El capitalismo olvidó y ocultó su propia fragilidad; la muerte que lo amenazaba y que no se alejaría jamás, como ocurre con cualquier ser vivo que lucha por existir, sobrevivir y expandir su poderío.
Las cosas han llegado al punto actual. Por distintos lados hay estallidos de distintos tipos, pero ninguno tan fuerte, masivo y global como la pandemia del coronavirus. Golpe de muerte, de negatividad, de vulneración de todas las defensas, de fragilización de todas las seguridades construidas por la cultura, la ciencia y la tecnología, en todo el mundo, en oriente y occidente. Golpe imprevisto, derrota total para una humanidad que, al menos en occidente, soñaba estar cerca de la divinidad, en medio de un capitalismo invulnerable, eterno, incombustible.
Entretanto, a la gran burguesía capitalista se le vino encima el “problema” de China, por su masividad, enorme tamaño geográfico y de población, su gran capacidad y poderío, la velocidad de su desarrollo desde hace 40 años, que no se detiene. Y un dato esencial y no menor: China es un país comunista. La “derrota” del comunismo no era tal. Era sólo local. En 1949, en las postrimerías de la Guerra Civil China, el líder del Partido Comunista de China, Mao Tse-Tung, proclama la República Popular China.
El liderazgo de occidente recién toma en serio esta competencia y no sabe cómo encararla. Hay muchas disputas internas porque hay muchos caminos. Pero en términos de la seguridad que gozaron estas naciones desde el fin de la guerra fría, su ablandamiento, su adormecimiento, la anestesia generalizada, propia y necesaria para su dominio interno y su estabilidad, se va debilitando y carcomiendo. Estamos en otra etapa.

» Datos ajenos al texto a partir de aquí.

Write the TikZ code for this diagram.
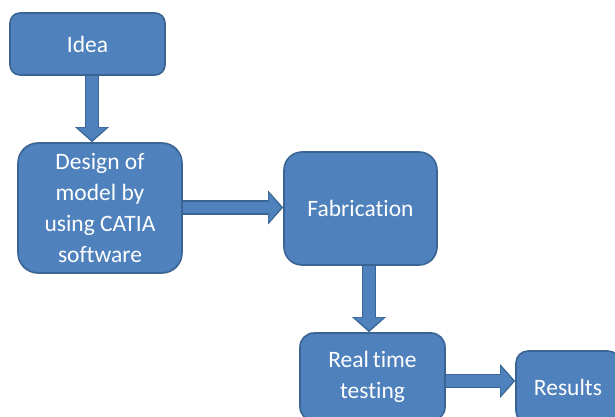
\documentclass[tikz,border=0pt]{standalone}
\usepackage{fontspec}
\setmainfont{Carlito}[Ligatures=CommonOff]
\usetikzlibrary{arrows.meta,positioning}
\definecolor{boxblue}{HTML}{4F81BD}
\definecolor{edgeblue}{HTML}{3A6494}
\tikzset{
  stage/.style={draw=edgeblue, line width=1.6pt, fill=boxblue, text=white,
    align=center, inner sep=0pt, font=\fontsize{23.5}{31}\selectfont},
  flowout/.style={line width=14.5pt, draw=edgeblue, -{Triangle[width=33pt,length=15pt]}},
  flowin/.style={line width=11.5pt, draw=boxblue, shorten >=2pt, -{Triangle[width=28.5pt,length=12.5pt]}}
}
\newcommand{\flowarrow}[2]{%
  \draw[flowout] #1 -- #2;
  \draw[flowin] #1 -- #2;}

\begin{document}
\begin{tikzpicture}[x=1pt,y=-1pt]
\useasboundingbox (0,0) rectangle (615,417);
% boxes
\node[stage, rounded corners=10pt, minimum width=155pt, minimum height=62pt] (idea) at (87.5,44) {Idea};
\node[stage, rounded corners=20pt, minimum width=164pt, minimum height=130pt] (design) at (100,208) {Design of\\model by\\using CATIA\\software};
\node[stage, rounded corners=18pt, minimum width=153pt, minimum height=113pt] (fab) at (360.5,208.5) {Fabrication};
\node[stage, rounded corners=14pt, minimum width=145pt, minimum height=88pt] (rtt) at (372.5,377) {Real\,time\\testing};
\node[stage, rounded corners=12pt, minimum width=104pt, minimum height=72pt] (res) at (568,387) {Results};
% arrows
\flowarrow{([xshift=4.5pt]idea.south)}{([xshift=-8pt]design.north)}
\flowarrow{([yshift=0.5pt]design.east)}{([yshift=1pt]fab.west)}
\flowarrow{([xshift=8.5pt]fab.south)}{([xshift=-3.5pt]rtt.north)}
\flowarrow{([yshift=-4pt]rtt.east)}{([yshift=6pt]res.west)}
\end{tikzpicture}
\end{document}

El exceso de positividad, que se fue acumulando y terminó por anestesiar muchos de sus sistemas clave de alerta, se va terminando.
La lucha contra la pandemia es un problema definido y acotado que será superado por medidas de política, diversa por países, pero el problema de fondo para occidente es mucho más profundo. No sólo por la competencia de sistemas con China, sino por la estrategia de desarrollo y competencia capitalista de los últimos tiempos. Se resume en dos componentes básicos: ciencia y tecnología, y cómo esto ocurre en una globalidad en que se disputa la hegemonía por todos los medios, el sistema genera riesgos profundos, existenciales, que más allá de la salud que vendrá después de la pandemia y que no sabemos cuánto durará. No serán resueltos porque la humanidad aún no está preparada para ello. No tiene la conciencia, la voluntad ni el conocimiento suficiente para controlarlos. Son un mal necesario, “menor” para algunos, de su estrategia de desarrollo.

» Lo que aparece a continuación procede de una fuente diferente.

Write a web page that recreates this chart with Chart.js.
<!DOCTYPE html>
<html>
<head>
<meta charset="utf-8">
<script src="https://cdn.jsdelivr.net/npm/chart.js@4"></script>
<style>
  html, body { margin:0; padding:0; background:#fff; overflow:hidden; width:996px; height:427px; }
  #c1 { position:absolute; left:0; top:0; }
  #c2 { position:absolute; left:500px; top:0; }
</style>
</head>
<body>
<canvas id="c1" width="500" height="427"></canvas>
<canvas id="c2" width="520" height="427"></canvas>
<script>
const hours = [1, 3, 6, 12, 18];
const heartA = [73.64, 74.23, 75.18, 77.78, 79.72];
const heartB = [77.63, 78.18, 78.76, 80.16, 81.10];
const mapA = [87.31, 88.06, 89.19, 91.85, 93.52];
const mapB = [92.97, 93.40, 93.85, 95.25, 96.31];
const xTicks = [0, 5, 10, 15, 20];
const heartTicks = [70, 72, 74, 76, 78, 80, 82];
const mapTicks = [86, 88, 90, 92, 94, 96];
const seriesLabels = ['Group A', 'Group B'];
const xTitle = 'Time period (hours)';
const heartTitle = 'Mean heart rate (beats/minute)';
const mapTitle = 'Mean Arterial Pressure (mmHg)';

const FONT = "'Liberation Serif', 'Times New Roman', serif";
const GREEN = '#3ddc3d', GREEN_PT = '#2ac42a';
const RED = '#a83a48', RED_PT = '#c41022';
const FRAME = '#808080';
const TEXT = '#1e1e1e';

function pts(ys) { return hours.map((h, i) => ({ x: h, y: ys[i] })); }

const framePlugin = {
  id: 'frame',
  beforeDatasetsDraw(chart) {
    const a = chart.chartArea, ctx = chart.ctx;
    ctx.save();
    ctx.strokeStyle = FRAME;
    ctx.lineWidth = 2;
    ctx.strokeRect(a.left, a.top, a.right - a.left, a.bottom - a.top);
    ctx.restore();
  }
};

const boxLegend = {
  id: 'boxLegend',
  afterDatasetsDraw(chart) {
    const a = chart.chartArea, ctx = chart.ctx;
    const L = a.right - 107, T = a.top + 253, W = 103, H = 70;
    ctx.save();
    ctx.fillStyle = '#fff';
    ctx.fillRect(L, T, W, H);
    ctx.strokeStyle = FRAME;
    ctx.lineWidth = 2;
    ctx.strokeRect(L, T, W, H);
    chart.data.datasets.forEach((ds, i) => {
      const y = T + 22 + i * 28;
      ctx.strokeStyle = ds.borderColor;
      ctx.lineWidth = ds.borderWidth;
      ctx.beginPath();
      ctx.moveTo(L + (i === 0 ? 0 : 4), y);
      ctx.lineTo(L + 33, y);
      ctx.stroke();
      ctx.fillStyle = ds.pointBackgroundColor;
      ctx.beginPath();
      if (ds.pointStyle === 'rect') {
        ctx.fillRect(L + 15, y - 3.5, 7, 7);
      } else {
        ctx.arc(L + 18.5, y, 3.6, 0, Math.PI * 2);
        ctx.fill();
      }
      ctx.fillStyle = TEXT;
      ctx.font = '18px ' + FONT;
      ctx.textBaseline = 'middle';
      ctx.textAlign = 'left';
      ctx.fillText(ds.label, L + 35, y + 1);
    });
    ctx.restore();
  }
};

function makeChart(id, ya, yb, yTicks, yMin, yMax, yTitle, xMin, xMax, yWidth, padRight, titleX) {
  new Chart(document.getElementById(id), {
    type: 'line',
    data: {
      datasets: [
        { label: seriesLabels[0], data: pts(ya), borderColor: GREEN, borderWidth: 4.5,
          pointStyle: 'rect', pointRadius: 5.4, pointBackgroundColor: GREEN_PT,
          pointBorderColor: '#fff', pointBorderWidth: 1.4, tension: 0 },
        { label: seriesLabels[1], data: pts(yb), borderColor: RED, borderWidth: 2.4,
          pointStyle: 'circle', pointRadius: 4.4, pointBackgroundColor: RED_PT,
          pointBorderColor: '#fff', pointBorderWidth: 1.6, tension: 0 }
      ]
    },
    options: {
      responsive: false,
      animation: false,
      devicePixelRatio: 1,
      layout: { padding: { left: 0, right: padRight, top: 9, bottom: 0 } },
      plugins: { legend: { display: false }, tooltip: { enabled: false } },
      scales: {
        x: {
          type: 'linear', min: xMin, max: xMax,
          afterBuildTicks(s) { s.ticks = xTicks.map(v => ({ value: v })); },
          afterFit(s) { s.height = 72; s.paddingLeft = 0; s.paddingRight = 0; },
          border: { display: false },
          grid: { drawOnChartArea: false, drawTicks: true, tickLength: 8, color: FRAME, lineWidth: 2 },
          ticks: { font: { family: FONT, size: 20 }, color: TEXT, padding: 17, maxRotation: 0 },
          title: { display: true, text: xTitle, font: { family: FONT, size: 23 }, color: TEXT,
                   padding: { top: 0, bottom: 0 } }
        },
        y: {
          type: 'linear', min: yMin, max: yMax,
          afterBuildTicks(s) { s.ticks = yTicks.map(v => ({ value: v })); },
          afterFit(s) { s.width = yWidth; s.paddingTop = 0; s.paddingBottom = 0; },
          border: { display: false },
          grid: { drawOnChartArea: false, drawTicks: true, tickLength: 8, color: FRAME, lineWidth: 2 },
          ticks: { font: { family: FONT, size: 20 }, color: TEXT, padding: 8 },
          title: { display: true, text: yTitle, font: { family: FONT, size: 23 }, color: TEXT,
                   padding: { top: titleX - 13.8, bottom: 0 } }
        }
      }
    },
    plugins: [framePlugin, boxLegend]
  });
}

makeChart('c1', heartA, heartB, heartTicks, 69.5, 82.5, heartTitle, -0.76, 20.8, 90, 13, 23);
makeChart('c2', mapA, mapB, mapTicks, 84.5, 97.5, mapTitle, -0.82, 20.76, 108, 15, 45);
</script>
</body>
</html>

En las amenazas, los desafíos y los riesgos existenciales asoman los males del mundo, la necesaria negatividad. Se hace presente la muerte, contra la que se levantó la vida y contra la que en todo instante debe luchar.
Lo particular de nuestra situación es que ya no solo se trata de derrota de clases, de fracasos políticos. No sólo de la quiebra de países o de la muerte de uno u otro sistema. Ya está en riesgo la sobrevivencia de la especie humana y la propia existencia de la tierra como planeta vivo.

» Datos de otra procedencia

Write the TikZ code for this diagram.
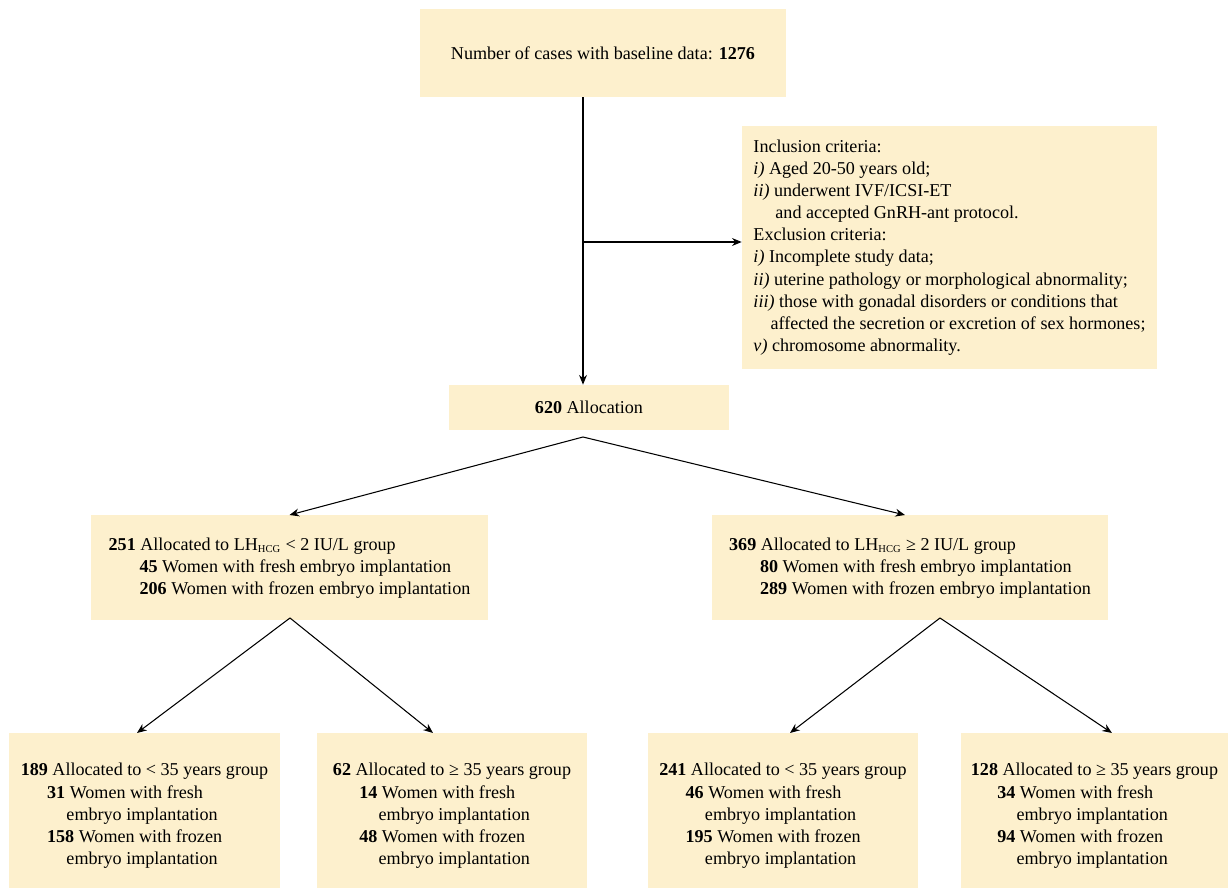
\documentclass[tikz,border=0pt]{standalone}
\usepackage{fontspec}
\setmainfont{Liberation Serif}
\usepackage{tikz}
\usetikzlibrary{arrows.meta, positioning}
\definecolor{boxfill}{RGB}{253,240,205}
\tikzset{
	flowbox/.style={fill=boxfill, draw=none, align=left, inner sep=0pt,
		font=\fontsize{10.3}{12.6}\selectfont}
}
\tikzset{
	flowarrow/.style={line width=0.6pt, -{Stealth[length=5.5pt,width=4.5pt]}}
}
\newcommand{\lhhcg}{LH\textsubscript{\fontsize{6}{7}\selectfont HCG}}

\begin{document}
\begin{tikzpicture}[x=0.02cm, y=-0.02cm]
      \useasboundingbox (0,0) rectangle (1232,888);
      \node[flowbox, align=center, minimum width=7.32cm, minimum height=1.76cm] (cases) at (603,53)
        {Number of cases with baseline data: \textbf{1276}};
      \node[flowbox, minimum width=8.3cm, minimum height=4.86cm] (criteria) at (949.5,247.5)
        {Inclusion criteria:\\
         \textit{i)} Aged 20-50 years old;\\
         \textit{ii)} underwent IVF/ICSI-ET\\
         \hspace*{12.5pt}and accepted GnRH-ant protocol.\\
         Exclusion criteria:\\
         \textit{i)} Incomplete study data;\\
         \textit{ii)} uterine pathology or morphological abnormality;\\
         \textit{iii)} those with gonadal disorders or conditions that\\
         \hspace*{9.7pt}affected the secretion or excretion of sex hormones;\\
         \textit{v)} chromosome abnormality.};
      \node[flowbox, align=center, minimum width=5.6cm, minimum height=0.9cm] (alloc) at (589,407.5)
        {\textbf{620} Allocation};
      % LH groups
      \node[flowbox, anchor=north, minimum width=7.94cm, minimum height=2.1cm] (lowlh) at (289.5,515)
        {\textbf{251} Allocated to \lhhcg{} < 2 IU/L group\\
         \hspace*{17.6pt}\textbf{45} Women with fresh embryo implantation\\
         \hspace*{17.6pt}\textbf{206} Women with frozen embryo implantation};
      \node[flowbox, anchor=north, minimum width=7.94cm, minimum height=2.1cm] (highlh) at (910,515)
        {\textbf{369} Allocated to \lhhcg{} ≥ 2 IU/L group\\
         \hspace*{17.6pt}\textbf{80} Women with fresh embryo implantation\\
         \hspace*{17.6pt}\textbf{289} Women with frozen embryo implantation};
      % age groups
      \node[flowbox, anchor=north, minimum width=5.42cm, minimum height=3.3cm] (lowyoung) at (144.5,733)
        {\textbf{189} Allocated to < 35 years group\\
         \hspace*{15pt}\textbf{31} Women with fresh\\
         \hspace*{26pt}embryo implantation\\
         \hspace*{15pt}\textbf{158} Women with frozen\\
         \hspace*{26pt}embryo implantation};
      \node[flowbox, anchor=north, minimum width=5.4cm, minimum height=3.3cm] (lowold) at (452,733)
        {\textbf{62} Allocated to ≥ 35 years group\\
         \hspace*{15pt}\textbf{14} Women with fresh\\
         \hspace*{26pt}embryo implantation\\
         \hspace*{15pt}\textbf{48} Women with frozen\\
         \hspace*{26pt}embryo implantation};
      \node[flowbox, anchor=north, minimum width=5.4cm, minimum height=3.3cm] (highyoung) at (783,733)
        {\textbf{241} Allocated to < 35 years group\\
         \hspace*{15pt}\textbf{46} Women with fresh\\
         \hspace*{26pt}embryo implantation\\
         \hspace*{15pt}\textbf{195} Women with frozen\\
         \hspace*{26pt}embryo implantation};
      \node[flowbox, anchor=north, minimum width=5.34cm, minimum height=3.3cm] (highold) at (1094.5,733)
        {\textbf{128} Allocated to ≥ 35 years group\\
         \hspace*{15pt}\textbf{34} Women with fresh\\
         \hspace*{26pt}embryo implantation\\
         \hspace*{15pt}\textbf{94} Women with frozen\\
         \hspace*{26pt}embryo implantation};
      % branch points
      \coordinate (split) at (583,242);
      \coordinate (fork) at (583,437);
      \coordinate (forkl) at (290,618);
      \coordinate (forkr) at (940,618);
      \draw[line width=0.6pt] (cases.south -| split) -- (split);
      \draw[flowarrow] (split) -- (split |- alloc.north);
      \draw[flowarrow] (split) -- (split -| criteria.west);
      \draw[flowarrow] (fork) -- (lowlh.north);
      \draw[flowarrow] (fork) -- ([xshift=-0.1cm]highlh.north);
      \draw[flowarrow] (forkl) -- ([xshift=-0.15cm]lowyoung.north);
      \draw[flowarrow] (forkl) -- ([xshift=-0.38cm]lowold.north);
      \draw[flowarrow] (forkr) -- ([xshift=0.14cm]highyoung.north);
      \draw[flowarrow] (forkr) -- ([xshift=0.35cm]highold.north);
\end{tikzpicture}
\end{document}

Este es el estado del arte al nivel que vivimos. La humanidad puede verla o no verla. Aceptar y encarar su presencia, su dura realidad y con ello su permanencia, o, anestesiada, tratar de olvidarla. Es lo que hemos hecho hasta ahora. Por este camino, los riesgos siguen creciendo y multiplicando. ¿Qué hacer? La pandemia nos está obligando a reflexionar, pero es poco probable que lleguemos a tomar las decisiones que debemos. No parecen estar maduros los tiempos para ello todavía.
Tenemos sin embargo una gran ventaja. No tenemos las credulidades de tiempos remotos. Ya sabemos que depende de nosotros, de nuestras herramientas, de nuestros conocimientos, de nuestra inteligencia. No es poco. Bien mirado, bien analizado, es una condición que puede hacer cambiar todo en poco tiempo. Pero hay que pensar, construir una crítica dura y profunda.